In the ’70s, Riopelle’s engagement with what the curators of the MMFA exhibition, following the geographer Louis-Edmond Hamelin, term nordicité (northernness or “nordicity”) became more explicit. This shift was motivated in large part by actual, in-person contact with the north country, specifically what is now Nunavut (formerly part of the Northwest Territories) and Nunavik (northern Quebec). The exhibition catalogue includes an interview with Champlain Charest, a medical doctor, art collector, and close friend of Riopelle with whom the artist went on hunting and fishing trips in the north. Charest had a seaplane, which made it easier for the two to reach these remote regions. He recalls that during a trip to Baffin Island in 1974 with the art dealer Theo Waddington, Riopelle fished among the icebergs alongside Inuit fishermen and saw whalebone sculptures made by the locals, some of which Waddington purchased.
Riopelle’s works from his period, including sculptures as well as paintings, are more explicitly Arctic-influenced. In his “Kings of Thule” series (Thule being an archaic word referring to the Arctic realms) he returned to the mask concept, but this time in a three-dimensional format that approaches figuration. A 1979 lithograph titled Masques is a completely figurative rendering of masks, while Inuit (1977), an oil on canvas, uses an Inuit animal carving motif as its central shape, in a basically abstract context. Another genre of Inuit art that appealed to Riopelle was string figures, in which mythic stories are told via a sort of cat’s cradle vocabulary. His acrylic on lithograph triptych L’Esprit de la Ficelle (1971) is an homage to this art form, with the string forms clearly depicted in white on black. In addition to indigenous art, the landscape made a strong impression on Riopelle. His last major oil on canvas series, “Icebergs,” consists of fairly straightforward depictions of physical “nordicity.” In the oil on canvas triptych Pangnirtung (1977), the icebergs seem embedded in the rock-hard soil and in the black sky. The sense of uncanniness that so many observers have observed in the Arctic is powerfully communicated in this painting.

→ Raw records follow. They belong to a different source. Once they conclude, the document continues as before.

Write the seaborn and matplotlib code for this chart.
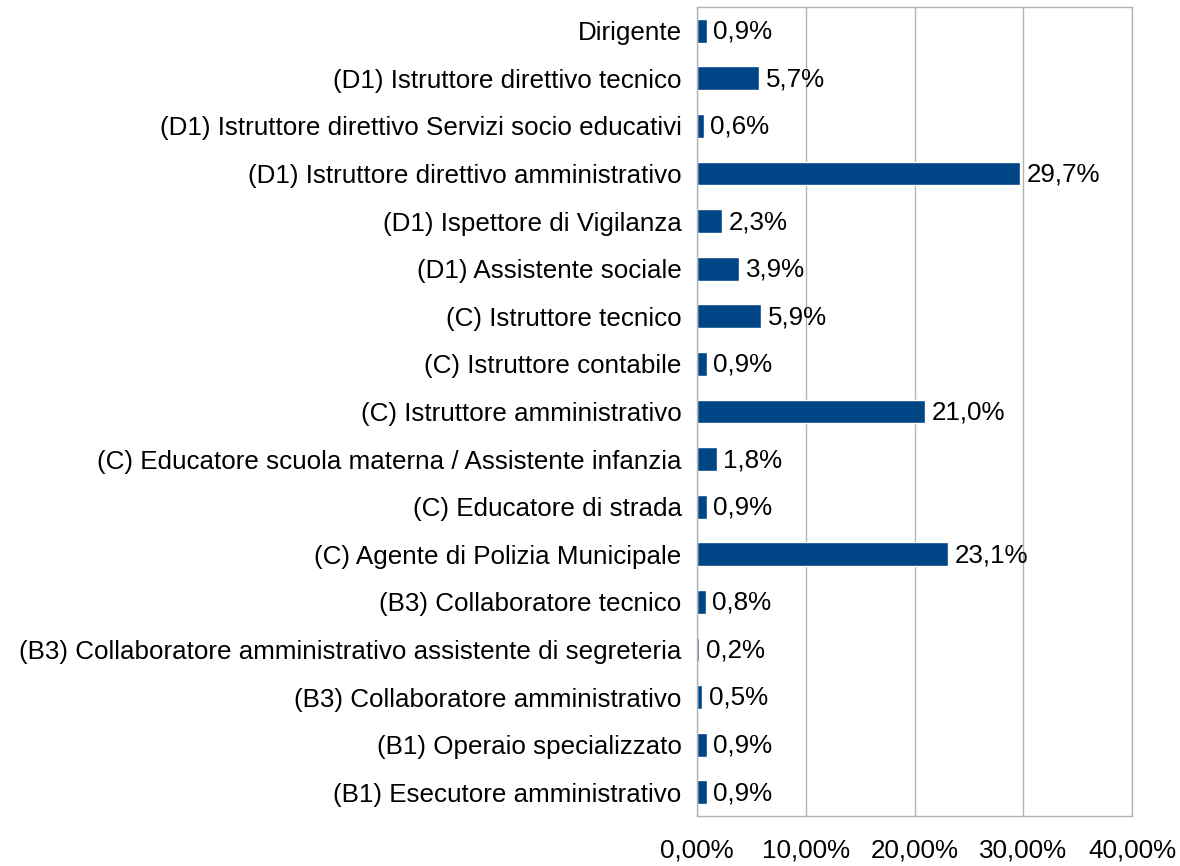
import matplotlib.pyplot as plt
import numpy as np
import pandas as pd
import seaborn as sns

sns.set_style('white')
plt.rcParams['font.family'] = ['Liberation Sans', 'DejaVu Sans']
plt.rcParams['text.color'] = 'black'
plt.rcParams['xtick.color'] = 'black'
plt.rcParams['ytick.color'] = 'black'

categories = ['Dirigente',
              '(D1) Istruttore direttivo tecnico',
              '(D1) Istruttore direttivo Servizi socio educativi',
              '(D1) Istruttore direttivo amministrativo',
              '(D1) Ispettore di Vigilanza',
              '(D1) Assistente sociale',
              '(C) Istruttore tecnico',
              '(C) Istruttore contabile',
              '(C) Istruttore amministrativo',
              '(C) Educatore scuola materna / Assistente infanzia',
              '(C) Educatore di strada',
              '(C) Agente di Polizia Municipale',
              '(B3) Collaboratore tecnico',
              '(B3) Collaboratore amministrativo assistente di segreteria',
              '(B3) Collaboratore amministrativo',
              '(B1) Operaio specializzato',
              '(B1) Esecutore amministrativo']
values = [0.9, 5.7, 0.6, 29.7, 2.3, 3.9, 5.9, 0.9, 21.0, 1.8, 0.9, 23.1, 0.8, 0.2, 0.5, 0.9, 0.9]
xticks = [0, 10, 20, 30, 40]

df = pd.DataFrame({'cat': categories, 'val': values})
fs = 18.7

fig = plt.figure(figsize=(11.8, 8.66), dpi=100)
ax = fig.add_axes([697/1180, 50/866, (1132-697)/1180, (816-7)/866])
sns.barplot(data=df, y='cat', x='val', orient='h', color='#004586',
            width=0.5, saturation=1, ax=ax)

ax.set_xlim(0, 40)
ax.set_ylim(len(categories) - 0.5, -0.5)
ax.set_xticks(xticks)
ax.set_xticklabels([f'{t:.2f}%'.replace('.', ',') for t in xticks], fontsize=fs)
ax.xaxis.grid(True, color='#b3b3b3', lw=1)
ax.set_axisbelow(True)
ax.tick_params(axis='x', length=10, color='#b3b3b3', labelcolor='black', pad=6, width=1)

ax.set_yticks(np.arange(len(categories)))
ax.set_yticklabels(categories, fontsize=fs)
ax.set_yticks(np.arange(len(categories) + 1) - 0.5, minor=True)
ax.tick_params(axis='y', which='major', length=0, pad=11, labelcolor='black')
ax.tick_params(axis='y', which='minor', length=10, color='#b3b3b3', width=1)
ax.set_xlabel('')
ax.set_ylabel('')

for s in ax.spines.values():
    s.set_color('#b3b3b3')
    s.set_linewidth(1)

for i, v in enumerate(values):
    ax.text(v + 0.6, i + 0.02, f'{v:.1f}%'.replace('.', ','), va='center', ha='left',
            fontsize=fs, color='black')

fig.savefig('out.png', dpi=100)
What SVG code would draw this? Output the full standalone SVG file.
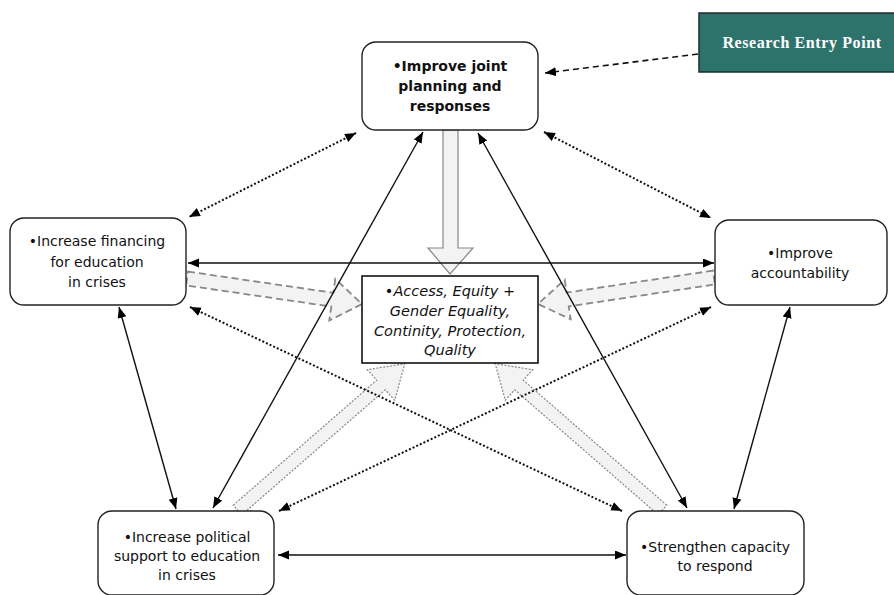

When Breton called Riopelle a “superior trapper,” he was referring to his ability to capture the wild creatures of the imagination, the unconscious, which were so assiduously hunted by the Surrealists. But he also alluded to Riopelle’s well-known affinity for the literal hunting of animals, a sport that he pursued with his friend Charest in the far north. The artist himself definitely felt a connection between the two pursuits, drawing on the indigenous peoples’ attitudes toward hunting. Speaking of moose hunting, he said, “As you sense him getting closer, you have to convince him that you’re a moose as well. You become an animal, an animal with antlers that breaks branches as it moves around. This is the crux . . . If he ‘believes’ it, then he also believes there’s another male around, a potential rival . . . Jealous, furious, he shows himself . . . You want to hunt moose? You have to be a moose. Not everyone is! I’ve drawn all this.”